- Born: 1972 (age 53–54) Malawi
- Occupation: headteacher
- Employer: Cheltenham Ladies' College

= Eve Jardine-Young =

British educator (born 1972)

Eve Jardine-Young (born 1972) was born and raised in Malawi. She studied engineering at Cambridge before entering education. She became the DL after becoming the Principal of the Cheltenham Ladies' College.

==Early life==
Jardine-Young was born in August 1972 and raised in Malawi, and was educated there at Saint Andrews International High School until 1989, when she accepted a scholarship to the Cheltenham Ladies' College for Sixth Form.
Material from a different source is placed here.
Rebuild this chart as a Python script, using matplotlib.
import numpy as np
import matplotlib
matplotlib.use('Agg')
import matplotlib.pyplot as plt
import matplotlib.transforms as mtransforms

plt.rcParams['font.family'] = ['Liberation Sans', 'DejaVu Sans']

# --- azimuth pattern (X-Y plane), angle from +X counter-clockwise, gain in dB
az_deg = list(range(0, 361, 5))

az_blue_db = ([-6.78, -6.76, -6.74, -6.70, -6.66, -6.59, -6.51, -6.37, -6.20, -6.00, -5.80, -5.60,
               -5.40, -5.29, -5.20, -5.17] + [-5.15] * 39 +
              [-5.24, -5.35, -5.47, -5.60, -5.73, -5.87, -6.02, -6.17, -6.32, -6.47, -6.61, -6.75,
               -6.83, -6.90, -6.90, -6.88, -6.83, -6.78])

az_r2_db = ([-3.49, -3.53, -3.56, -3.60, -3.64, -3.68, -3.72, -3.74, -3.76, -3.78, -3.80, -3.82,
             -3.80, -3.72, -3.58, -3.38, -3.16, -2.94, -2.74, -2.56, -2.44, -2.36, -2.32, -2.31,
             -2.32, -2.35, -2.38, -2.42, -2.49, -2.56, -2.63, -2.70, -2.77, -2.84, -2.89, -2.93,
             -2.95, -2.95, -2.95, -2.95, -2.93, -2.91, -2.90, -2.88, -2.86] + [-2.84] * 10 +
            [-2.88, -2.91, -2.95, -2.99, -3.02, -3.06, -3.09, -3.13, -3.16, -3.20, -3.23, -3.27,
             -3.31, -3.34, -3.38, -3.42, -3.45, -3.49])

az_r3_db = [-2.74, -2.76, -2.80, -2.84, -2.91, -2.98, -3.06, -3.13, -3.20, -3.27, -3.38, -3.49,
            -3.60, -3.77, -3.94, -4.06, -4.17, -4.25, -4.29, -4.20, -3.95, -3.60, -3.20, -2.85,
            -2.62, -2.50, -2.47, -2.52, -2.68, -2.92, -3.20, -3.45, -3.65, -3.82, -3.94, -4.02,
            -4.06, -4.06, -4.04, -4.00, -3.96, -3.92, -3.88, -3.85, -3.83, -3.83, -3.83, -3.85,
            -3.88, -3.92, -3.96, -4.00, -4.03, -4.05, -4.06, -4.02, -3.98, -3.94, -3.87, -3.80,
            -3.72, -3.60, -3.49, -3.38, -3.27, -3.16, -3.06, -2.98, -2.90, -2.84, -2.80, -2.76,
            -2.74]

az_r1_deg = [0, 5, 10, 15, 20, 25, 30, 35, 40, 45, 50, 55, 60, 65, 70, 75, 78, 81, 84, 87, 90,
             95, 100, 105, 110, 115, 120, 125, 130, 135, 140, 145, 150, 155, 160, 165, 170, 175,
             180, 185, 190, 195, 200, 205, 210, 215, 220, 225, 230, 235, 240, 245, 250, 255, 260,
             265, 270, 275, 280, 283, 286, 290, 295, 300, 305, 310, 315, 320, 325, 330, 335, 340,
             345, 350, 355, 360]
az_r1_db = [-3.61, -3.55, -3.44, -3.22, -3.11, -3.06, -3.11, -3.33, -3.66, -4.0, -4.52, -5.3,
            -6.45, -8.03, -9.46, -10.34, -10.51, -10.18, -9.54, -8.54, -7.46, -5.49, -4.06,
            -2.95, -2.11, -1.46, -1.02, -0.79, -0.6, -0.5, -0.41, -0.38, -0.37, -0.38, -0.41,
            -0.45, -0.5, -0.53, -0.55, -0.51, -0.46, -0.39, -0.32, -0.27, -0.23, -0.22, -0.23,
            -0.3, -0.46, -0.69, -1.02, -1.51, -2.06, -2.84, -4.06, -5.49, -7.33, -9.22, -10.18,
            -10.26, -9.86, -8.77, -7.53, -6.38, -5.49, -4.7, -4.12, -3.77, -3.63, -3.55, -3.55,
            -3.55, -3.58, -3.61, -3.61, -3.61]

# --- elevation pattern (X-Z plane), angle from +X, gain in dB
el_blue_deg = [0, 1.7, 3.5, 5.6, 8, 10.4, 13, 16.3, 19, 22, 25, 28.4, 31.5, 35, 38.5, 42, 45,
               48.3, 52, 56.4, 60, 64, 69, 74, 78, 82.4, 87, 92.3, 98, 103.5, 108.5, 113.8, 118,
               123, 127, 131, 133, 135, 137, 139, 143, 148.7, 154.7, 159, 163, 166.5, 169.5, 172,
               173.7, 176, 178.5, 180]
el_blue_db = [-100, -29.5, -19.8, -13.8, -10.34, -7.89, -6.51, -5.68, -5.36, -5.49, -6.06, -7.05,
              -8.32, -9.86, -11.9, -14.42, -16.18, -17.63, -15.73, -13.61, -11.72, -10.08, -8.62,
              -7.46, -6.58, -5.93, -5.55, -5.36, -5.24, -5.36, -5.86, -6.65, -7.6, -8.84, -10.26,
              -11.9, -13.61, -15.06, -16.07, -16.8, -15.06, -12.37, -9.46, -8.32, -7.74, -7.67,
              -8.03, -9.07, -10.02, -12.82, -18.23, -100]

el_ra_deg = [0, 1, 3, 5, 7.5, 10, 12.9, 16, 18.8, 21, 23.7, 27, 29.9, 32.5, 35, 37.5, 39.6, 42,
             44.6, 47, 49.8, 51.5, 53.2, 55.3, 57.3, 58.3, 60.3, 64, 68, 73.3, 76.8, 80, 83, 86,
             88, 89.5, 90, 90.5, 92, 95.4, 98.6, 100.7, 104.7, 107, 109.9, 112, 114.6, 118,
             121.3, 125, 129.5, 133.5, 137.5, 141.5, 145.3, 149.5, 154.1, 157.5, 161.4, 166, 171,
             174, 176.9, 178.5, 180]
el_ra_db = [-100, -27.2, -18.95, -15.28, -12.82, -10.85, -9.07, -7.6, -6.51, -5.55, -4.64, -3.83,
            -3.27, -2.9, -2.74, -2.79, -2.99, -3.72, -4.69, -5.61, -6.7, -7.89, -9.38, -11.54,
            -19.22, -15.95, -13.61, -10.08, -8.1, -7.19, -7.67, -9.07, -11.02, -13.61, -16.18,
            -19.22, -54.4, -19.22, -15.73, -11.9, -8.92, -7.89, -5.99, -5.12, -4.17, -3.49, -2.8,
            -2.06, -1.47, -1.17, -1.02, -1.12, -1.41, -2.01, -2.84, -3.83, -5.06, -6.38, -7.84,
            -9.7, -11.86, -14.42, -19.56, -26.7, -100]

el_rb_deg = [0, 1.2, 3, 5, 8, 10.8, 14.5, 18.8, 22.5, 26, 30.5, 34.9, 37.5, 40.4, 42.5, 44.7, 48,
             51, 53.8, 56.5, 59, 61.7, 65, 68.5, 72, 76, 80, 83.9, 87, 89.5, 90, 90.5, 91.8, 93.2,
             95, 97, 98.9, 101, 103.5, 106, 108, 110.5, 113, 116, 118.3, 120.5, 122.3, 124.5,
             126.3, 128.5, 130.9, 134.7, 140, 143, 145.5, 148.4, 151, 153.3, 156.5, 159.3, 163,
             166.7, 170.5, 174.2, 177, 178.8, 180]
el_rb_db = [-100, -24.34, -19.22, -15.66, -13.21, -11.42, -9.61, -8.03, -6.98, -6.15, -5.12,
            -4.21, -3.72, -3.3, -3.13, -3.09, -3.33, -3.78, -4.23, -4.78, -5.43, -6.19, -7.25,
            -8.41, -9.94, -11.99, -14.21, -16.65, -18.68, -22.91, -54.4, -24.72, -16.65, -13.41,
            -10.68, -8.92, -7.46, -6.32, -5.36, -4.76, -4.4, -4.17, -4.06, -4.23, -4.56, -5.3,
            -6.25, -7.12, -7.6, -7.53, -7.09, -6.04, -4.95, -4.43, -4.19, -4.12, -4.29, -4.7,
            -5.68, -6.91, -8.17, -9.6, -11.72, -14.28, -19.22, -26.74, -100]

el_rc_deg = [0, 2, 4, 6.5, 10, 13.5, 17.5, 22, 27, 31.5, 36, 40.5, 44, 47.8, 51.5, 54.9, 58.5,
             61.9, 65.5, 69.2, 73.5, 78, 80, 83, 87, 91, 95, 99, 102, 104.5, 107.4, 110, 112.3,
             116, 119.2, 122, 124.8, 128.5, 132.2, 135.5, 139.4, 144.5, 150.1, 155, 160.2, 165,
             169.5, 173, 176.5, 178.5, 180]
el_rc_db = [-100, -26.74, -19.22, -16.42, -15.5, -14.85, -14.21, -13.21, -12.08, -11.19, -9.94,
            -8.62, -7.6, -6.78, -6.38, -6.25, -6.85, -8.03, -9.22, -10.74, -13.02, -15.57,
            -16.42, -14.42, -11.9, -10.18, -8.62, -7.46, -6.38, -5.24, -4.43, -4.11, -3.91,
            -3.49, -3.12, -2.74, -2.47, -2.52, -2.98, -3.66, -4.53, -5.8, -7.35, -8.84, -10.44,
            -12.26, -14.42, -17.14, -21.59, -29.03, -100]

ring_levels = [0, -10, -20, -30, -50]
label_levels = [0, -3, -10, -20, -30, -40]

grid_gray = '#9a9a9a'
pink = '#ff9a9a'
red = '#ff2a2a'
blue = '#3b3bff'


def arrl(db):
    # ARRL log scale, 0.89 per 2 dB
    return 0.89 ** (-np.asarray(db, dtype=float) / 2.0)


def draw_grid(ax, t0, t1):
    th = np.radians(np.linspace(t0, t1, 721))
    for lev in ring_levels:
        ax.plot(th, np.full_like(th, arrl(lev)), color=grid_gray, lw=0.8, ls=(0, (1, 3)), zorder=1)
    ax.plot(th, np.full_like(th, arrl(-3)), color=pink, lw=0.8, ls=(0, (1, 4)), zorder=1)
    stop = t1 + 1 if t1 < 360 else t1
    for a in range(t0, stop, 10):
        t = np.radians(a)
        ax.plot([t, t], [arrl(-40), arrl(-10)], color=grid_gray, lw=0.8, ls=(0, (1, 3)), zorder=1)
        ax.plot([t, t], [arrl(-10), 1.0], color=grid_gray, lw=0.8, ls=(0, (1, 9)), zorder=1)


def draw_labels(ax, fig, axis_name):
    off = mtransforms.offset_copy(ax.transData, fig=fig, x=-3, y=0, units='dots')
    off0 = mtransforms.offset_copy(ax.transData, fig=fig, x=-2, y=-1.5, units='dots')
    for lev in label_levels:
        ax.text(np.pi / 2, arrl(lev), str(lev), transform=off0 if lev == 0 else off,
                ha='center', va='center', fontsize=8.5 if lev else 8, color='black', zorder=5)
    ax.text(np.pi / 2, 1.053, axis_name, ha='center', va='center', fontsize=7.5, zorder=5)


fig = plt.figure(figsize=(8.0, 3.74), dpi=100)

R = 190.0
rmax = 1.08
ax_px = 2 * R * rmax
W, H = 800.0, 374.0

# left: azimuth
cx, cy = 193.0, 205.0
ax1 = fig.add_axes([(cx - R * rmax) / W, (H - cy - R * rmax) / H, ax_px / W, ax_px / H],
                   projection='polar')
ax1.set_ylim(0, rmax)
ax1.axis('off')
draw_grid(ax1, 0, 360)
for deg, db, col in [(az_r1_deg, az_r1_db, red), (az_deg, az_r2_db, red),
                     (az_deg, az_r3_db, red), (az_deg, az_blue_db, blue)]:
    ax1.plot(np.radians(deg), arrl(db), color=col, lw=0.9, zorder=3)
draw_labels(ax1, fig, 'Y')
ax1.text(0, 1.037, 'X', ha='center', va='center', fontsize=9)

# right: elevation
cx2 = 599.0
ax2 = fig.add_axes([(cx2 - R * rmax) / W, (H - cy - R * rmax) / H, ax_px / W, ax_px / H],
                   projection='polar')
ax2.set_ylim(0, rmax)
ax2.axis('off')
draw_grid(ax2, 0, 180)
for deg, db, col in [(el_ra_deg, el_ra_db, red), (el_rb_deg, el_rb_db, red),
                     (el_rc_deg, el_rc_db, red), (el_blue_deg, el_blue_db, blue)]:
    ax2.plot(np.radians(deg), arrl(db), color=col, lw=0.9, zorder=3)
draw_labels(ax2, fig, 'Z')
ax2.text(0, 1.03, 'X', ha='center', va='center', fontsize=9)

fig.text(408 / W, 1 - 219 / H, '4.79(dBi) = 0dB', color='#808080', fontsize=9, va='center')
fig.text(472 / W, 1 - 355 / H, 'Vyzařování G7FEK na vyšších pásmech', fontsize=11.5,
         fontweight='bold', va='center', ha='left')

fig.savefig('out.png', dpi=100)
After she left school, she studied engineering at Pembroke College, Cambridge.

==Career==
Having worked in industry for a little while, she then entered the teaching profession, beginning at Radley College in Oxford, later moving to Epsom College in Surrey where she taught Economics. In 2005, she moved to Blundell's School in Devon, where she was Director of Studies for six years. She became Principal of Cheltenham Ladies' College in 2010.

Jardine-Young, concerned about stress levels in the students at Cheltenham Ladies' College, advocated the abolition of homework in 2015.

She was appointed as one of the Deputy Lieutenants of Gloucestershire in 2017.